E qui il ricercatore si ferma, scontentando probabilmente qualcuno, me compreso, perché, pur essendo l’inchiesta appassionante, l’analisi convincente, resta un po’ l’impressione che alla fine tutto debba rientrare solo nella logica dei rapporti di forza e basta. È una lettura che non apre a prospettive interessanti per il futuro della realtà carceraria, e che finisce per rendere inutile qualsiasi volontà di agire anche nel presente, perché appare evidente che nella gran parte dei casi chi continua a fare qualcosa ed a credere nel cambiamento, ottiene al massimo un grande dispendio di energie a fronte di probabili risultati quali la riduzione del danno da carcere e basta.

Ma forse i segni che restano indelebili, di quegli anni raccontati da Quadrelli, sono la capacità di andare avanti anche quando il conflitto si presenta con rapporti di forza svantaggiosi o irrimediabilmente perdenti, perché talvolta la sola capacità di resistere alle sconfitte annunciate, il non arrendersi su questioni di principio, su valori sui quali non si possono opportunisticamente “fare i conti”, ha comunque un senso.
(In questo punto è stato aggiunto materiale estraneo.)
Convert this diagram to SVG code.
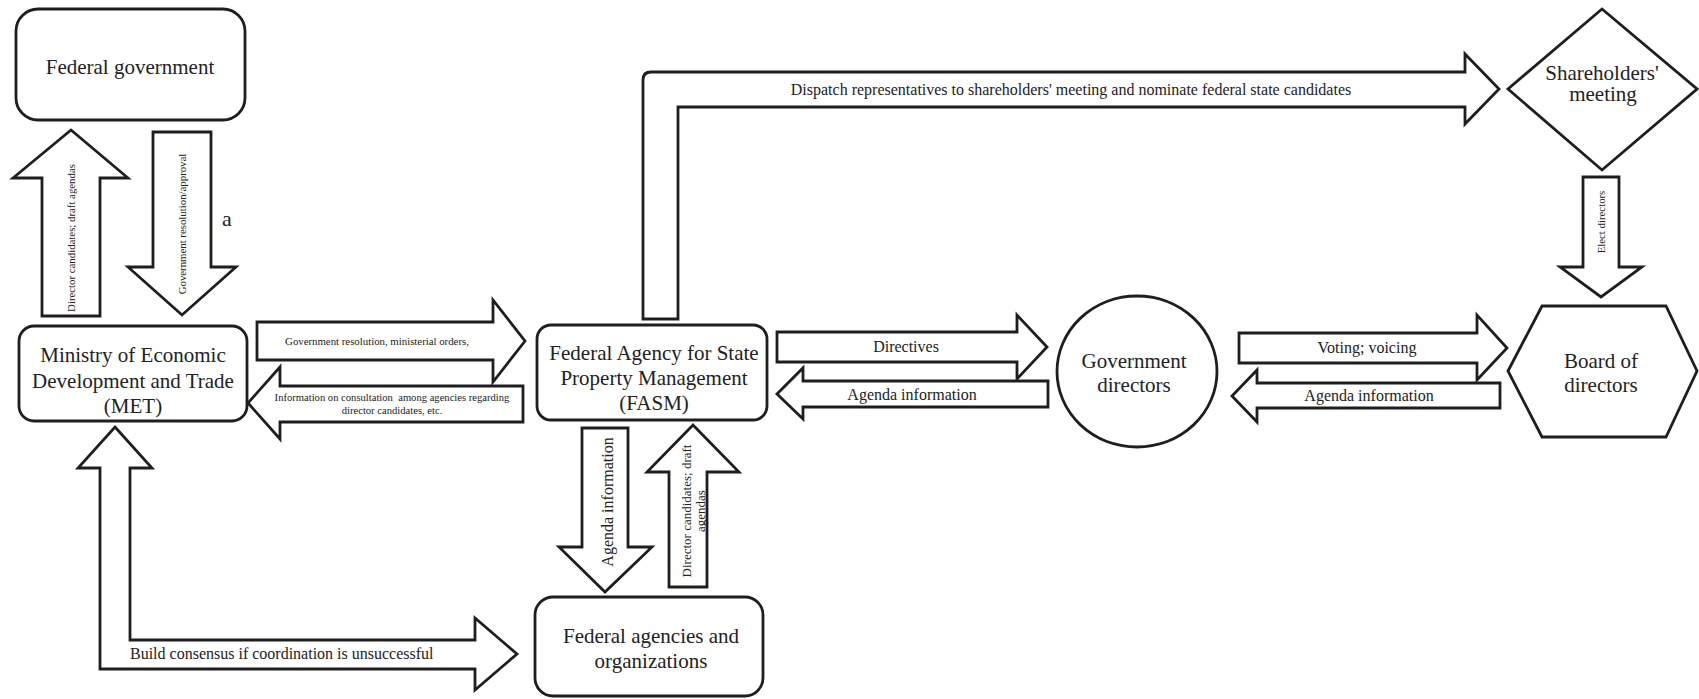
<svg xmlns="http://www.w3.org/2000/svg" width="1699" height="699" viewBox="0 0 1699 699" font-family="'Liberation Serif', 'Times New Roman', Times, 'DejaVu Serif', serif">
<style>
.shape{fill:#fff;stroke:#1e1e1e;stroke-width:2.8;stroke-linejoin:miter}
.arrow{fill:#fff;stroke:#1e1e1e;stroke-width:2.8;stroke-linejoin:miter}
text{font-family:'Liberation Serif','Times New Roman',Times,'DejaVu Serif',serif;fill:#222}
.node{font-size:21px;text-anchor:middle}
.lbl16{font-size:16px;text-anchor:middle}
.lbl11{font-size:10.8px;text-anchor:middle}
.lbl10{font-size:10.6px;text-anchor:middle}
.lbl13{font-size:13px;text-anchor:middle}
</style>
<rect width="1699" height="699" fill="#fff"/>
<g id="connectors">
  <path class="arrow" d="M42,316 L42,178 L13,178 L71,130 L128,178 L100,178 L100,316 Z"/>
  <text class="lbl11" transform="translate(74.5,238) rotate(-90)">Director candidates; draft agendas</text>
  <path class="arrow" d="M153,132 L211,132 L211,267 L236,267 L182,315 L128,267 L153,267 Z"/>
  <text class="lbl11" transform="translate(185.5,224) rotate(-90)">Government resolution/approval</text>
  <path class="arrow" d="M257,322 L493,322 L493,300 L525,341 L493,382 L493,360 L257,360 Z"/>
  <text class="lbl11" x="377" y="345">Government resolution, ministerial orders,</text>
  <path class="arrow" d="M523,386 L280,386 L280,367 L248,403 L280,439 L280,422 L523,422 Z"/>
  <text class="lbl10" x="392" y="400.5" xml:space="preserve">Information on consultation  among agencies regarding</text>
  <text class="lbl10" x="392" y="414">director candidates, etc.</text>
  <path class="arrow" d="M115,427 L152,468 L130,468 L130,640 L475,640 L475,618 L517,654 L475,690 L475,669 L100,669 L100,468 L78,468 Z"/>
  <text x="130" y="659" style="font-size:16px">Build consensus if coordination is unsuccessful</text>
  <path class="arrow" d="M582,428 L628,428 L628,547 L652,547 L605,592 L559,547 L582,547 Z"/>
  <text class="lbl16" transform="translate(613,502) rotate(-90)">Agenda information</text>
  <path class="arrow" d="M669,587 L669,472 L647,472 L693,425 L739,472 L707,472 L707,587 Z"/>
  <text class="lbl13" transform="translate(690.5,511) rotate(-90)">Director candidates; draft</text>
  <text class="lbl13" transform="translate(704.5,511) rotate(-90)">agendas</text>
  <path class="arrow" d="M643,319 L643,80 Q643,72 651,72 L1465,72 L1465,54 L1499,89 L1465,124 L1465,107 L678,107 L678,319 Z"/>
  <text class="lbl16" x="1071" y="95">Dispatch representatives to shareholders' meeting and nominate federal state candidates</text>
  <path class="arrow" d="M777,332 L1017,332 L1017,315 L1047,347 L1017,379 L1017,362 L777,362 Z"/>
  <text class="lbl16" x="906" y="352">Directives</text>
  <path class="arrow" d="M1048,381 L803,381 L803,368 L777,394 L803,419 L803,407 L1048,407 Z"/>
  <text class="lbl16" x="912" y="400">Agenda information</text>
  <path class="arrow" d="M1239,333 L1477,333 L1477,315 L1507,348 L1477,380 L1477,363 L1239,363 Z"/>
  <text class="lbl16" x="1367" y="353">Voting; voicing</text>
  <path class="arrow" d="M1500,383 L1257,383 L1257,370 L1232,396 L1257,422 L1257,408 L1500,408 Z"/>
  <text class="lbl16" x="1369" y="401">Agenda information</text>
  <path class="arrow" d="M1583,177 L1619,177 L1619,267 L1642,267 L1601,297 L1560,267 L1583,267 Z"/>
  <text class="lbl11" transform="translate(1605,222) rotate(-90)">Elect directors</text>
</g>
<g id="federal-government">
  <rect class="shape" x="16" y="9" width="229" height="111" rx="22"/>
  <text class="node" x="130" y="74">Federal government</text>
</g>
<text x="222" y="226" style="font-size:22px">a</text>
<g id="met">
  <rect class="shape" x="19" y="326" width="228" height="95" rx="15"/>
  <text class="node" x="133" y="362">Ministry of Economic</text>
  <text class="node" x="133" y="388">Development and Trade</text>
  <text class="node" x="133" y="413">(MET)</text>
</g>
<g id="fasm">
  <rect class="shape" x="537" y="325" width="230" height="95" rx="14"/>
  <text class="node" x="654" y="360">Federal Agency for State</text>
  <text class="node" x="654" y="385">Property Management</text>
  <text class="node" x="654" y="410">(FASM)</text>
</g>
<g id="federal-agencies">
  <rect class="shape" x="535" y="597" width="228" height="99" rx="18"/>
  <text class="node" x="651" y="643">Federal agencies and</text>
  <text class="node" x="651" y="668">organizations</text>
</g>
<g id="government-directors">
  <ellipse class="shape" cx="1137" cy="371.5" rx="80" ry="75.5"/>
  <text class="node" x="1134" y="368">Government</text>
  <text class="node" x="1134" y="392">directors</text>
</g>
<g id="shareholders-meeting">
  <polygon class="shape" points="1602,9 1697,89 1602,170 1508,89"/>
  <text class="node" x="1602" y="80">Shareholders'</text>
  <text class="node" x="1603" y="101">meeting</text>
</g>
<g id="board-of-directors">
  <polygon class="shape" points="1508,371 1542,306 1666,306 1697,371 1666,437 1542,437"/>
  <text class="node" x="1601" y="368">Board of</text>
  <text class="node" x="1601" y="392">directors</text>
</g>
</svg>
E poi conviene continuare ad osservare le nuove generazioni che arrivano in carcere e che non sono, automaticamente e cinicamente, come ce le immaginiamo, sono persone nuove e non è detto che pieghino il capo ad un sistema di omologazione, come non è detto che tra loro non ci sia chi, a modo suo, sia pronto ad “andare ai resti” per garantirsi uno spazio che sia il suo, e non quello che il sistema di produzione gli chiede supinamente di accettare.